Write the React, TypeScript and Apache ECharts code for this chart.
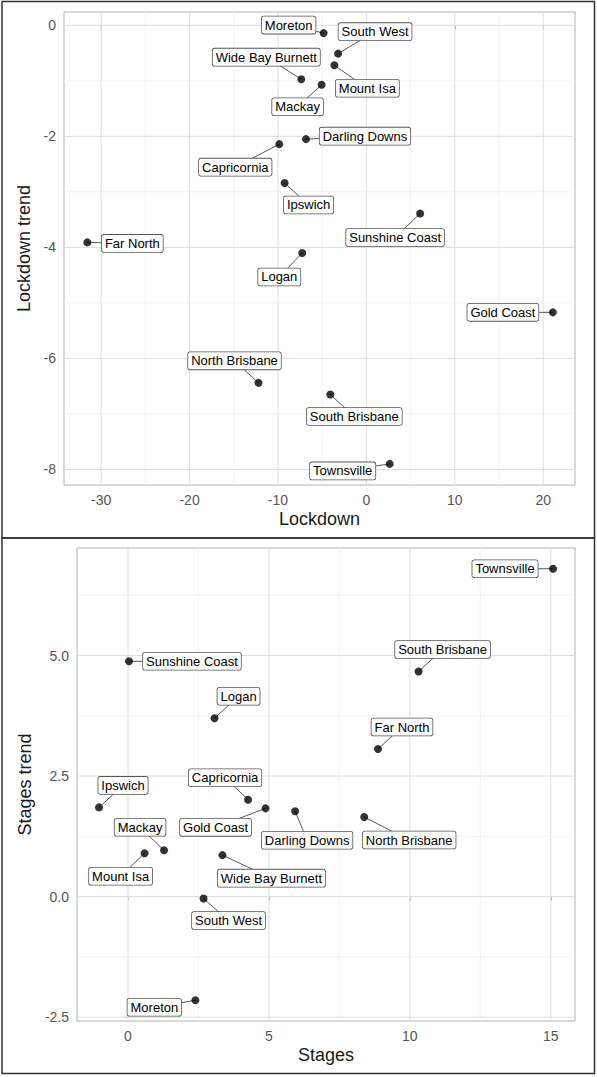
import React, { useEffect, useRef } from "react";
import * as echarts from "echarts";

// ---------- data ----------
const regions = [
  "Moreton", "South West", "Mount Isa", "Wide Bay Burnett", "Mackay",
  "Darling Downs", "Capricornia", "Ipswich", "Sunshine Coast", "Far North",
  "Logan", "Gold Coast", "North Brisbane", "South Brisbane", "Townsville",
];
const lockdown = [-4.83, -3.2, -3.62, -7.36, -5.06, -6.83, -9.85, -9.25, 6.08, -31.56, -7.25, 21.1, -12.2, -4.08, 2.64];
const lockdownTrend = [-0.14, -0.51, -0.72, -0.97, -1.07, -2.05, -2.14, -2.84, -3.39, -3.91, -4.1, -5.17, -6.44, -6.65, -7.9];
const stages = [2.39, 2.68, 0.59, 3.35, 1.28, 5.93, 4.26, -1.03, 0.035, 8.87, 3.07, 4.88, 8.38, 10.31, 15.08];
const stagesTrend = [-2.15, -0.04, 0.9, 0.86, 0.96, 1.77, 2.01, 1.85, 4.88, 3.06, 3.7, 1.83, 1.65, 4.67, 6.8];

// tick labels / grid values
const topXTicks = [-30, -20, -10, 0, 10, 20];
const topXMinor = [-25, -15, -5, 5, 15];
const topYTicks = [-8, -6, -4, -2, 0];
const topYMinor = [-7, -5, -3, -1];
const botXTicks = [0, 5, 10, 15];
const botXMinor = [2.5, 7.5, 12.5];
const botYTicks = [-2.5, 0, 2.5, 5];
const botYMinor = [-1.25, 1.25, 3.75, 6.25];

// ---------- layout (label offsets in px, relative to the point) ----------
const topLabelOffsets = [
  [-35, -8], [37, -22], [33, 23], [-35, -22], [-24, 22], [59, -3], [-44, 23], [24, 22],
  [-25, 24], [45, 1], [-23, 24], [-50, 0], [-24, -22], [24, 22], [-47, 7],
];
const botLabelOffsets = [
  [-41, 7], [25, 22], [-24, 23], [49, 23], [-24, -23], [12, 29], [-23, -22], [24, -22],
  [63, 0], [24, -22], [24, -22], [-50, 19], [45, 23], [24, -22], [-48, 0],
];

const FONT = "'Liberation Sans', Arial, sans-serif";

function gridSeries(gi: number, xMaj: number[], xMin: number[], yMaj: number[], yMin: number[]) {
  const data: number[][] = [];
  const refY = yMaj[0];
  const refX = xMaj[0];
  xMaj.forEach((v) => data.push([v, refY, 0, 1]));
  xMin.forEach((v) => data.push([v, refY, 0, 0]));
  yMaj.forEach((v) => data.push([refX, v, 1, 1]));
  yMin.forEach((v) => data.push([refX, v, 1, 0]));
  return {
    type: "custom",
    xAxisIndex: gi,
    yAxisIndex: gi,
    z: 1,
    silent: true,
    data,
    renderItem: (params: any, api: any) => {
      const cs = params.coordSys;
      const vertical = api.value(2) === 0;
      const major = api.value(3) === 1;
      const p = api.coord([api.value(0), api.value(1)]);
      const shape = vertical
        ? { x1: p[0], y1: cs.y, x2: p[0], y2: cs.y + cs.height }
        : { x1: cs.x, y1: p[1], x2: cs.x + cs.width, y2: p[1] };
      return {
        type: "line",
        shape,
        style: { stroke: major ? "#dedede" : "#f0f0f0", lineWidth: major ? 1 : 0.8 },
      };
    },
  };
}

function panelSeries(gi: number, xs: number[], ys: number[], offsets: number[][]) {
  const pts = xs.map((x, i) => [x, ys[i]]);
  return [
    {
      type: "custom",
      xAxisIndex: gi,
      yAxisIndex: gi,
      z: 2,
      silent: true,
      data: pts,
      renderItem: (params: any, api: any) => {
        const p = api.coord([api.value(0), api.value(1)]);
        const o = offsets[params.dataIndex];
        return {
          type: "line",
          shape: { x1: p[0], y1: p[1], x2: p[0] + o[0], y2: p[1] + o[1] },
          style: { stroke: "#444", lineWidth: 0.9 },
        };
      },
    },
    {
      type: "scatter",
      xAxisIndex: gi,
      yAxisIndex: gi,
      z: 3,
      symbolSize: 8,
      itemStyle: { color: "#000" },
      data: pts,
    },
    {
      type: "custom",
      xAxisIndex: gi,
      yAxisIndex: gi,
      z: 4,
      silent: true,
      data: pts,
      renderItem: (params: any, api: any) => {
        const p = api.coord([api.value(0), api.value(1)]);
        const o = offsets[params.dataIndex];
        return {
          type: "text",
          x: p[0] + o[0],
          y: p[1] + o[1],
          style: {
            text: regions[params.dataIndex],
            fill: "#000",
            font: `13px ${FONT}`,
            align: "center",
            verticalAlign: "middle",
            lineHeight: 13,
            backgroundColor: "#fff",
            borderColor: "#555",
            borderWidth: 0.8,
            borderRadius: 2,
            padding: [2, 3, 2, 3],
          },
        };
      },
    },
  ];
}

function xAxis(gi: number, min: number, max: number, ticks: number[], name: string, fmt?: (v: number) => string) {
  return {
    type: "value",
    gridIndex: gi,
    min,
    max,
    name,
    nameLocation: "middle",
    nameGap: 25,
    nameTextStyle: { fontSize: 18, color: "#1a1a1a", fontFamily: FONT },
    axisLine: { show: false },
    axisTick: { show: true, length: 4, customValues: ticks, lineStyle: { color: "#b3b3b3" } },
    axisLabel: {
      customValues: ticks,
      margin: 8,
      fontSize: 14,
      color: "#555",
      fontFamily: FONT,
      formatter: fmt || ((v: number) => String(v)),
    },
    splitLine: { show: false },
  };
}

function yAxis(gi: number, min: number, max: number, ticks: number[], name: string, gap: number, fmt?: (v: number) => string) {
  return {
    type: "value",
    gridIndex: gi,
    min,
    max,
    name,
    nameLocation: "middle",
    nameGap: gap,
    nameTextStyle: { fontSize: 18, color: "#1a1a1a", fontFamily: FONT },
    axisLine: { show: false },
    axisTick: { show: true, length: 4, customValues: ticks, lineStyle: { color: "#b3b3b3" } },
    axisLabel: {
      customValues: ticks,
      margin: 8,
      fontSize: 14,
      color: "#555",
      fontFamily: FONT,
      formatter: fmt || ((v: number) => String(v)),
    },
    splitLine: { show: false },
  };
}

export default function App() {
  const ref = useRef<HTMLDivElement>(null);
  useEffect(() => {
    document.body.style.margin = "0";
    const chart = echarts.init(ref.current!, null, { renderer: "svg" });
    const fmt1 = (v: number) => v.toFixed(1);
    chart.setOption({
      animation: false,
      backgroundColor: "#fff",
      grid: [
        { left: 64, top: 12, width: 511, height: 473, show: true, borderColor: "#b3b3b3", borderWidth: 1, backgroundColor: "transparent" },
        { left: 77, top: 548, width: 498, height: 473, show: true, borderColor: "#b3b3b3", borderWidth: 1, backgroundColor: "transparent" },
      ],
      xAxis: [
        xAxis(0, -34.2, 23.6, topXTicks, "Lockdown"),
        xAxis(1, -1.81, 15.86, botXTicks, "Stages"),
      ],
      yAxis: [
        yAxis(0, -8.28, 0.24, topYTicks, "Lockdown trend", 27),
        yAxis(1, -2.58, 7.23, botYTicks, "Stages trend", 39, fmt1),
      ],
      graphic: [
        { type: "rect", shape: { x: 2, y: 1.5, width: 592.5, height: 536.5 }, style: { fill: "none", stroke: "#333", lineWidth: 1.5 }, silent: true },
        { type: "rect", shape: { x: 2, y: 538, width: 592.5, height: 535.5 }, style: { fill: "none", stroke: "#333", lineWidth: 1.5 }, silent: true },
      ],
      series: [
        gridSeries(0, topXTicks, topXMinor, topYTicks, topYMinor),
        gridSeries(1, botXTicks, botXMinor, botYTicks, botYMinor),
        ...panelSeries(0, lockdown, lockdownTrend, topLabelOffsets),
        ...panelSeries(1, stages, stagesTrend, botLabelOffsets),
      ],
    });
    return () => chart.dispose();
  }, []);
  return (
    <div
      ref={ref}
      style={{ position: "absolute", left: 0, top: 0, width: 597, height: 1077 }}
    />
  );
}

-=-=-=-=-

## WHAT IS EXPECTED
Which lines hold the string "React"? Copy all of them from the data above.

## ANSWER TO THIS PROBLEM
Write the React, TypeScript and Apache ECharts code for this chart.
import React, { useEffect, useRef } from "react";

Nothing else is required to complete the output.